U zei tijdens de persconferentie na de première dat er niet veel mensen in leven zijn van de oorspronkelijke ACT UP. “Nou, best veel mensen leven nog. Binnen ACT UP konden mensen overleven omdat ze sneller toegang tot informatie hadden. Toch stierven er elke maand één à twee mensen.”

Ontmoeten jullie elkaar nog? “Sommigen zie ik nog. Didier Lestrade kwam naar de film en ik was heel zenuwachtig. Zo zenuwachtig dat ik totaal niet lette op de reacties van de pers. Naderhand zei hij niet zoveel. Ik denk dat het erg emotioneel voor hem was. Het is niet makkelijk om over die tijd te praten.”

U hebt dit verhaal lang met u mee gedragen. Waarom de film nú maken? “Het heeft niks met geld of met politiek te maken. Ik heb begin jaren tachtig film gestudeerd en ik heb me altijd afgevraagd hoe ik iets met ACT UP kon doen. Maar ik kon niks bedenken. Door de epidemie kon ik mezelf niet als filmmaker zien. Een paar jaar geleden zei mijn producent: je doet het nu of nooit. Als je wacht, is het te laat.”

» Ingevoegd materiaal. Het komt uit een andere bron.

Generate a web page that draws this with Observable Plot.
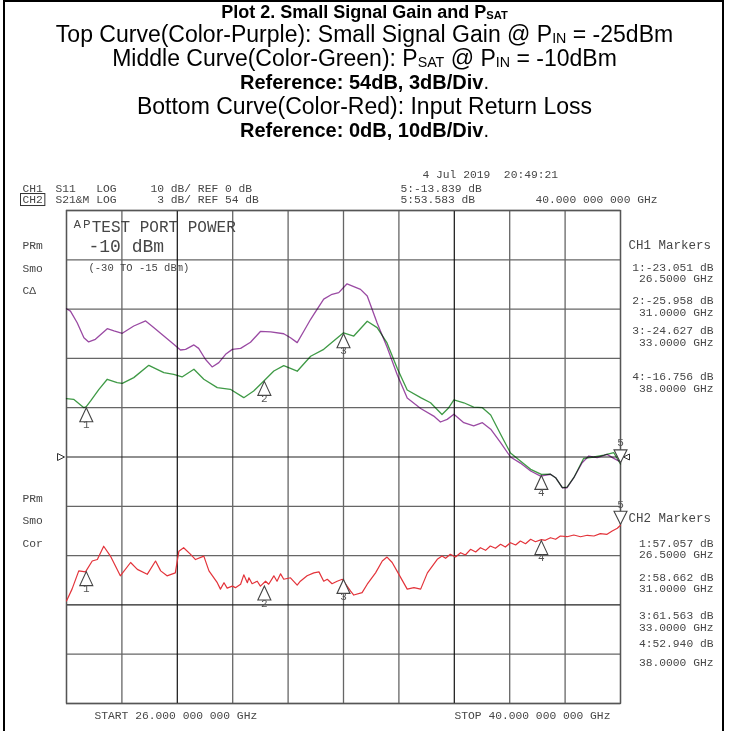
<!DOCTYPE html>
<html><head><meta charset="utf-8">
<script src="https://cdn.jsdelivr.net/npm/d3@7"></script>
<script src="https://cdn.jsdelivr.net/npm/@observablehq/plot@0.6"></script>
<style>
html,body{margin:0;padding:0;background:#fff;}
#page{position:relative;width:729px;height:731px;overflow:hidden;background:#fff;}
#frame{position:absolute;left:3px;top:0;width:721px;height:731px;border-left:2px solid #000;border-right:2px solid #000;border-top:2px solid #000;box-sizing:border-box;z-index:2;pointer-events:none}
.hl{position:absolute;left:0;width:729px;text-align:center;font-family:"Liberation Sans",Arial,sans-serif;color:#000;white-space:nowrap;line-height:1;}
.b{font-weight:bold}
.s{font-size:0.62em;vertical-align:-0.05em}
#chart{position:absolute;left:0;top:150px;}
</style></head>
<body><div id="page">
<div id="frame"></div>
<div class="hl b" style="top:3px;font-size:18px">Plot 2. Small Signal Gain and P<span class="s">SAT</span></div>
<div class="hl" style="top:23px;font-size:23px">Top Curve(Color-Purple): Small Signal Gain @ P<span class="s">IN</span> = -25dBm</div>
<div class="hl" style="top:47px;font-size:23px">Middle Curve(Color-Green): P<span class="s">SAT</span> @ P<span class="s">IN</span> = -10dBm</div>
<div class="hl" style="top:72px;font-size:20px"><span class="b">Reference: 54dB, 3dB/Div</span>.</div>
<div class="hl" style="top:95px;font-size:23px">Bottom Curve(Color-Red): Input Return Loss</div>
<div class="hl" style="top:120px;font-size:20px"><span class="b">Reference: 0dB, 10dB/Div</span>.</div>
<div id="chart"></div>
</div>
<script>
// ---------- data ----------
const freqStart = 26, freqStop = 40;            // GHz
const ch2Ref = 54, ch2PerDiv = 3;               // S21 (purple & green)
const ch1Ref = 0, ch1PerDiv = 10;               // S11 (red)

const purpleFreq = [26.00,26.10,26.27,26.44,26.56,26.73,27.03,27.20,27.41,27.70,28.00,28.21,28.46,28.71,28.88,29.01,29.22,29.34,29.51,29.68,29.85,30.02,30.19,30.40,30.65,30.90,31.16,31.49,31.66,31.83,32.00,32.17,32.25,32.50,32.71,32.88,33.09,33.26,33.43,33.60,33.85,34.10,34.36,34.61,34.95,35.28,35.45,35.62,35.79,36.04,36.29,36.51,36.72,36.97,37.22,37.47,37.73,37.98,38.23,38.36,38.53,38.65,38.82,39.03,39.20,39.41,39.66,39.83,40.00];
const purpleGain = [63.02,62.88,62.17,61.26,61.00,61.16,61.81,61.67,61.53,61.97,62.28,61.87,61.36,60.86,60.51,60.55,60.82,60.61,59.95,59.48,59.74,60.25,60.55,60.61,60.98,61.64,61.61,61.50,61.26,60.96,61.67,62.38,62.68,63.61,63.90,64.00,64.54,64.37,64.20,63.80,62.15,60.69,58.99,57.59,56.95,56.49,56.13,56.29,56.60,56.09,55.89,56.09,55.69,54.87,54.00,53.63,53.15,52.84,52.95,52.74,52.13,52.13,52.74,53.65,54.06,53.96,54.16,53.92,53.70];

const greenFreq = [26.00,26.18,26.44,26.50,26.61,26.82,27.03,27.28,27.41,27.70,28.08,28.46,28.71,28.92,29.22,29.47,29.81,30.14,30.48,30.73,31.00,31.24,31.49,31.83,32.17,32.50,32.75,33.00,33.26,33.60,33.85,34.10,34.36,34.61,34.95,35.20,35.49,35.66,35.79,36.04,36.29,36.51,36.72,36.97,37.22,37.47,37.73,38.00,38.23,38.36,38.53,38.65,38.82,39.07,39.33,39.58,39.83,40.00];
const greenPsat = [57.55,57.51,57.00,57.06,57.41,58.12,58.73,58.52,58.48,58.83,59.58,59.13,59.03,58.87,59.34,58.73,58.22,58.12,57.61,58.02,58.66,59.23,59.56,59.22,60.13,60.55,61.06,61.56,61.36,62.26,61.87,60.94,59.39,58.08,57.61,57.30,56.59,57.00,57.47,57.30,57.04,57.00,56.56,55.38,54.24,53.76,53.25,52.94,52.95,52.74,52.13,52.17,52.74,53.92,54.00,54.12,54.26,53.58];

const redFreq = [26.00,26.14,26.31,26.48,26.65,26.78,26.94,27.11,27.36,27.62,27.79,28.04,28.25,28.38,28.54,28.75,28.84,28.96,29.13,29.26,29.47,29.60,29.81,29.89,29.98,30.06,30.19,30.27,30.40,30.48,30.57,30.61,30.69,30.82,30.90,31.03,31.11,31.24,31.32,31.41,31.49,31.66,31.83,31.91,32.08,32.25,32.38,32.50,32.59,32.71,32.84,32.97,33.18,33.26,33.47,33.60,33.81,33.98,34.10,34.23,34.40,34.61,34.78,34.95,35.12,35.37,35.49,35.58,35.70,35.83,35.96,36.08,36.21,36.34,36.46,36.59,36.71,36.84,36.97,37.09,37.22,37.35,37.47,37.60,37.73,37.85,38.00,38.10,38.23,38.36,38.48,38.65,38.82,38.99,39.16,39.33,39.49,39.66,39.79,39.92,40.00];
const redLoss = [-29.2,-26.8,-23.1,-23.3,-21.1,-20.8,-18.1,-20.1,-24.1,-21.4,-22.8,-23.8,-21.1,-23.1,-24.1,-23.5,-19.1,-18.4,-19.7,-20.8,-20.1,-23.1,-25.5,-26.8,-25.5,-26.6,-26.2,-26.5,-25.8,-23.9,-25.5,-24.5,-25.7,-25.2,-26.2,-25.2,-25.8,-24.1,-25.2,-23.7,-24.8,-24.5,-26.0,-25.2,-24.1,-23.5,-23.3,-25.2,-24.8,-25.7,-25.2,-24.8,-27.2,-28.0,-27.5,-25.8,-23.5,-21.1,-20.3,-21.4,-23.8,-26.8,-26.5,-26.8,-23.5,-20.75,-20.1,-20.55,-19.74,-20.28,-19.41,-19.88,-18.72,-19.27,-18.40,-18.93,-18.05,-18.52,-17.71,-18.26,-17.38,-17.85,-17.04,-17.58,-16.69,-17.18,-16.76,-16.90,-16.37,-16.69,-16.02,-16.17,-15.82,-16.17,-15.88,-16.02,-15.55,-15.68,-15.01,-14.46,-13.84];

const markerIds   = ["1","2","3","4","5"];
const markerFreq  = [26.5, 31.0, 33.0, 38.0, 40.0];
const ch1MarkerDb = [-23.051, -25.958, -24.627, -16.756, -13.839];
const ch2MarkerDb = [57.057, 58.662, 61.563, 52.940, 53.583];
const markerFreqLabels = ["26.5000 GHz","31.0000 GHz","33.0000 GHz","38.0000 GHz"];

// ---------- build ----------
const toDivCh2 = v => (v - ch2Ref) / ch2PerDiv;
const toDivCh1 = v => (v - ch1Ref) / ch1PerDiv;
const purple = purpleFreq.map((f,i)=>({f, d: toDivCh2(purpleGain[i])}));
const green  = greenFreq.map((f,i)=>({f, d: toDivCh2(greenPsat[i])}));
const red    = redFreq.map((f,i)=>({f, d: toDivCh1(redLoss[i])}));
const mk2 = markerIds.map((id,i)=>({id, f: markerFreq[i], d: toDivCh2(ch2MarkerDb[i])}));
const mk1 = markerIds.map((id,i)=>({id, f: markerFreq[i], d: toDivCh1(ch1MarkerDb[i])}));
const up = mk => mk.filter(m => m.id !== "5");
const dn = mk => mk.filter(m => m.id === "5");

const xGrid = d3.range(0, 11).map(i => freqStart + i * (freqStop - freqStart) / 10);
const yGrid = d3.range(-5, 6);
const darkX = [xGrid[2], xGrid[7]];
const darkY = [0, -3];

const triUp = {draw(c){ c.moveTo(0,1); c.lineTo(6.5,15); c.lineTo(-6.5,15); c.closePath(); }};
const triDown = {draw(c){ c.moveTo(0,-1); c.lineTo(6.5,-14); c.lineTo(-6.5,-14); c.closePath(); }};
const refRight = {draw(c){ c.moveTo(-9,-3.5); c.lineTo(-2,0); c.lineTo(-9,3.5); c.closePath(); }};
const refLeft = {draw(c){ c.moveTo(9,-3); c.lineTo(3,0); c.lineTo(9,3); c.closePath(); }};

const TXT = "#464646";
const FT = 66, FTOP = 215; // frame origin on the page (text-centre correction included)
const nb = s => s.replace(/ /g, "\u00A0");
const note = (str, px, py, o = {}) => Plot.text([nb(str)], {
  frameAnchor: "top-left", text: d => d, dx: px - FT, dy: py - FTOP,
  textAnchor: o.anchor || "start", fontSize: o.size || 11.3, fill: TXT,
  fontFamily: "Liberation Mono, DejaVu Sans Mono, monospace"
});

const notes = [
  note("4 Jul 2019  20:49:21", 422, 174),
  note("CH1", 22, 188),
  note("S11   LOG     10 dB/ REF 0 dB", 55, 188),
  note("5:-13.839 dB", 400, 188),
  note("CH2", 22, 199),
  note("S21&M LOG      3 dB/ REF 54 dB", 55, 199),
  note("5:53.583 dB", 400, 199),
  note("40.000 000 000 GHz", 535, 199),
  note("\u1D2C\u1D3ETEST PORT POWER", 72, 225, {size: 16}),
  note("-10 dBm", 88, 244, {size: 18}),
  note("PRm", 22, 245), note("Smo", 22, 268), note("C\u0394", 22, 290),
  note("(-30 TO -15 dBm)", 88, 268, {size: 10.5}),
  note("PRm", 22, 498), note("Smo", 22, 520), note("Cor", 22, 543),
  note("CH1 Markers", 628, 245, {size: 12.5}),
  note("CH2 Markers", 628, 518, {size: 12.5}),
  note("START 26.000 000 000 GHz", 94, 715),
  note("STOP 40.000 000 000 GHz", 454, 715)
];
const ch1ListY = [[267,278],[300,312],[330,342],[376,388]];
const ch2ListY = [[543,554],[577,588],[615,627],[643,662]];
[0,1,2,3].forEach(i => {
  notes.push(note(`${markerIds[i]}:${ch1MarkerDb[i].toFixed(3)} dB`, 713, ch1ListY[i][0], {anchor: "end"}));
  notes.push(note(markerFreqLabels[i], 713, ch1ListY[i][1], {anchor: "end"}));
  notes.push(note(`${markerIds[i]}:${ch2MarkerDb[i].toFixed(3)} dB`, 713, ch2ListY[i][0], {anchor: "end"}));
  notes.push(note(markerFreqLabels[i], 713, ch2ListY[i][1], {anchor: "end"}));
});

const markerMarks = mk => [
  Plot.dot(up(mk), {x: "f", y: "d", symbol: triUp, stroke: "#444", fill: "white", strokeWidth: 1.1}),
  Plot.text(up(mk), {x: "f", y: "d", text: "id", dy: 18, fontSize: 11, fill: "#555", fontFamily: "Liberation Mono, monospace"}),
  Plot.dot(dn(mk), {x: "f", y: "d", symbol: triDown, stroke: "#444", fill: "white", strokeWidth: 1.1}),
  Plot.text(dn(mk), {x: "f", y: "d", text: "id", dy: -21, fontSize: 11, fill: "#555", fontFamily: "Liberation Mono, monospace"})
];

const chart = Plot.plot({
  width: 729, height: 581,
  marginTop: 60, marginBottom: 28, marginLeft: 66, marginRight: 109,
  x: {domain: [freqStart, freqStop], axis: null},
  y: {domain: [-5, 5], axis: null},
  style: {background: "transparent", overflow: "visible"},
  marks: [
    Plot.ruleX(xGrid.filter(v => !darkX.includes(v)), {stroke: "#666", strokeWidth: 1.3}),
    Plot.ruleY(yGrid.filter(v => !darkY.includes(v)), {stroke: "#666", strokeWidth: 1.3}),
    Plot.ruleX(darkX, {stroke: "#111", strokeWidth: 1.2}),
    Plot.ruleY(darkY, {stroke: "#222", strokeWidth: 1.2}),
    Plot.frame({stroke: "#555", strokeWidth: 1.3}),
    Plot.dot([{f: freqStart, d: 0}], {x: "f", y: "d", symbol: refRight, stroke: "#333", fill: "white", strokeWidth: 1}),
    Plot.dot([{f: freqStop, d: 0}], {x: "f", y: "d", symbol: refLeft, stroke: "#333", fill: "white", strokeWidth: 1}),
    Plot.line(red, {x: "f", y: "d", stroke: "#e3333a", strokeWidth: 1.2}),
    Plot.line(purple, {x: "f", y: "d", stroke: "#9a4aa3", strokeWidth: 1.3, mixBlendMode: "multiply"}),
    Plot.line(green, {x: "f", y: "d", stroke: "#3f9a46", strokeWidth: 1.3, mixBlendMode: "multiply"}),
    ...markerMarks(mk2),
    ...markerMarks(mk1),
    ...notes
  ]
});
document.getElementById("chart").appendChild(chart);

// box around CH2, underline CH1
const svgBox = chart.getBoundingClientRect();
d3.select(chart).selectAll("text").each(function() {
  const t = this.textContent;
  if (t === "CH2" || t === "CH1") {
    const b = this.getBoundingClientRect();
    if (t === "CH2") {
      d3.select(chart).append("rect")
        .attr("x", b.left - svgBox.left - 2).attr("y", b.top - svgBox.top)
        .attr("width", b.width + 4).attr("height", b.height)
        .attr("fill", "none").attr("stroke", "#333").attr("stroke-width", 1);
    } else {
      d3.select(chart).append("line")
        .attr("x1", b.left - svgBox.left).attr("x2", b.right - svgBox.left)
        .attr("y1", b.bottom - svgBox.top - 1).attr("y2", b.bottom - svgBox.top - 1)
        .attr("stroke", "#333").attr("stroke-width", 1);
    }
  }
});
</script>
</body></html>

Dat farmaceutische bedrijven medicijnen achterhielden, zoals in de film te zien is, is dat naderhand bevestigd? “Dat is in die tijd meteen al bevestigd. In werkelijkheid streden we tegen drie bedrijven om de beschikking te krijgen over nieuwe medicijnen, maar dat zou te ingewikkeld worden in het scenario. Ik heb er één bedrijf van gemaakt. De naam is natuurlijk fictief, anders zou de film in grote problemen komen. Dat ze ons maanden, soms een jaar lieten wachten op een nieuw medicijn gebeurde voortdurend. Men wilde eerst genoeg publiciteit genereren om flink wat van het product te kunnen verkopen. Want stel dat ze slechts weinig konden verkopen voordat bekend werd dat het toch niet goed werkte. Er heeft ook echt een loterij plaatsgevonden. Een bedrijf had niet voldoende op voorraad en heeft de medicijnen toen verloot.”

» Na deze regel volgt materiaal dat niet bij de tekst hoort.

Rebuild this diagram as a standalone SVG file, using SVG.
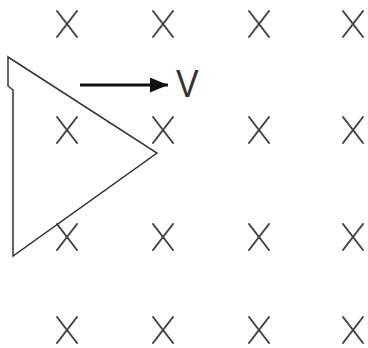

Dat is toch extreem cynisch? “De farmaceutische industrie is een van de meest cynische ter wereld. Een bepaald medicijn voor hepatitis B kost in Frankrijk 17.000 euro. Dat staat toch in geen enkele verhouding met de realiteit? We hebben sinds kort een nieuwe regering. Denk je dat die aan de farmaceuten gaan vragen de prijzen te verlagen om de kosten van de gezondheidszorg te beperken? Nee. Ze gaan de bevolking verplichten om een hogere bijdrage te betalen.”

ACT UP heeft echt iets voor elkaar gekregen. Tegenwoordig lijken protesten nauwelijks effect te hebben. Herkent u die passie nog steeds? “Radicaal zijn op Facebook heeft geen effect. Maar dat is niet het enige. Ik heb ACT UP altijd vergeleken met de strijd van vrouwen voor het recht op abortus: het ging over onze lichamen, ons leven. We konden niet anders dan in verzet komen. Het was geen nobel doel, het was een strijd op leven en dood. De echte verwezenlijking van een strijd bestaat alleen op straat, niet online.”

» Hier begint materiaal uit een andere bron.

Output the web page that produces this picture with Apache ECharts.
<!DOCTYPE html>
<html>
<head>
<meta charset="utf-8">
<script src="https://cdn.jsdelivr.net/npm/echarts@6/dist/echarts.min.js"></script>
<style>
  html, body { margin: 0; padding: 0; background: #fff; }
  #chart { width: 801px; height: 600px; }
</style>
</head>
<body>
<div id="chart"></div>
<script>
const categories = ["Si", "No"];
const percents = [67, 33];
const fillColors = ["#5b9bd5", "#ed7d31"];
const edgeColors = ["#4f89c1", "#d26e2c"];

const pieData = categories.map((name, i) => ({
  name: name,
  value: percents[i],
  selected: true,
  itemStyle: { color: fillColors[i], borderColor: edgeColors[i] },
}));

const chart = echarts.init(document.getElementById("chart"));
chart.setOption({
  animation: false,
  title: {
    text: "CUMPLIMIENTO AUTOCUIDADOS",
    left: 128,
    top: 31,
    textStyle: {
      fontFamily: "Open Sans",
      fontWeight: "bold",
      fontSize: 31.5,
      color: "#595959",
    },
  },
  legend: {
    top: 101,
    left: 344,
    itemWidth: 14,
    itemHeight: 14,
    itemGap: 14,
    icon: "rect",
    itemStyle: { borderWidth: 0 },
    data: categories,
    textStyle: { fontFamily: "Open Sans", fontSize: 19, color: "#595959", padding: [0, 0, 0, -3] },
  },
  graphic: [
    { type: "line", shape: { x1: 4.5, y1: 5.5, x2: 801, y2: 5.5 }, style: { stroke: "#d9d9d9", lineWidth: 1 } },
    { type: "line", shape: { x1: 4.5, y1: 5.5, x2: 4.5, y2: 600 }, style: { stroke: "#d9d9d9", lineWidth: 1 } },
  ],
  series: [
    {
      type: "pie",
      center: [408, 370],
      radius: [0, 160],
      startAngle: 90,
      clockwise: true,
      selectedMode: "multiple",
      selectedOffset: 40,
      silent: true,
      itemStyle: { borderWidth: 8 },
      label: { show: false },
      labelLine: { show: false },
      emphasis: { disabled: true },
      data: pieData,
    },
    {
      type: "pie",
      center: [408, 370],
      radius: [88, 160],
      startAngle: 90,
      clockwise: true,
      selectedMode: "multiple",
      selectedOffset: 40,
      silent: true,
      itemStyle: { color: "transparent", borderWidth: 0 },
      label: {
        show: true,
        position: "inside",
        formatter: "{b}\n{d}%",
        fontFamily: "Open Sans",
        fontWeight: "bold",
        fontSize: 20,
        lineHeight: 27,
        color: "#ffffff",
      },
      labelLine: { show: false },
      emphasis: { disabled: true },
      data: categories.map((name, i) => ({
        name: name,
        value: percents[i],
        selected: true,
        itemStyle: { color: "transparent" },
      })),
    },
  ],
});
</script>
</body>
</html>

Ik kreeg de indruk dat de acteurs echt geïnspireerd waren. Was dat zo of regisseerde u gewoon zo goed? “Daarom hou ik zo van deze film: de spanning in de lucht was dezelfde als toen in 1992. De droom van ACT UP was terug. En vergeet niet: vooral voor de jonge homomannen is de strijd niet voorbij. De epidemie is niet verdwenen. Het is niet voorbij.”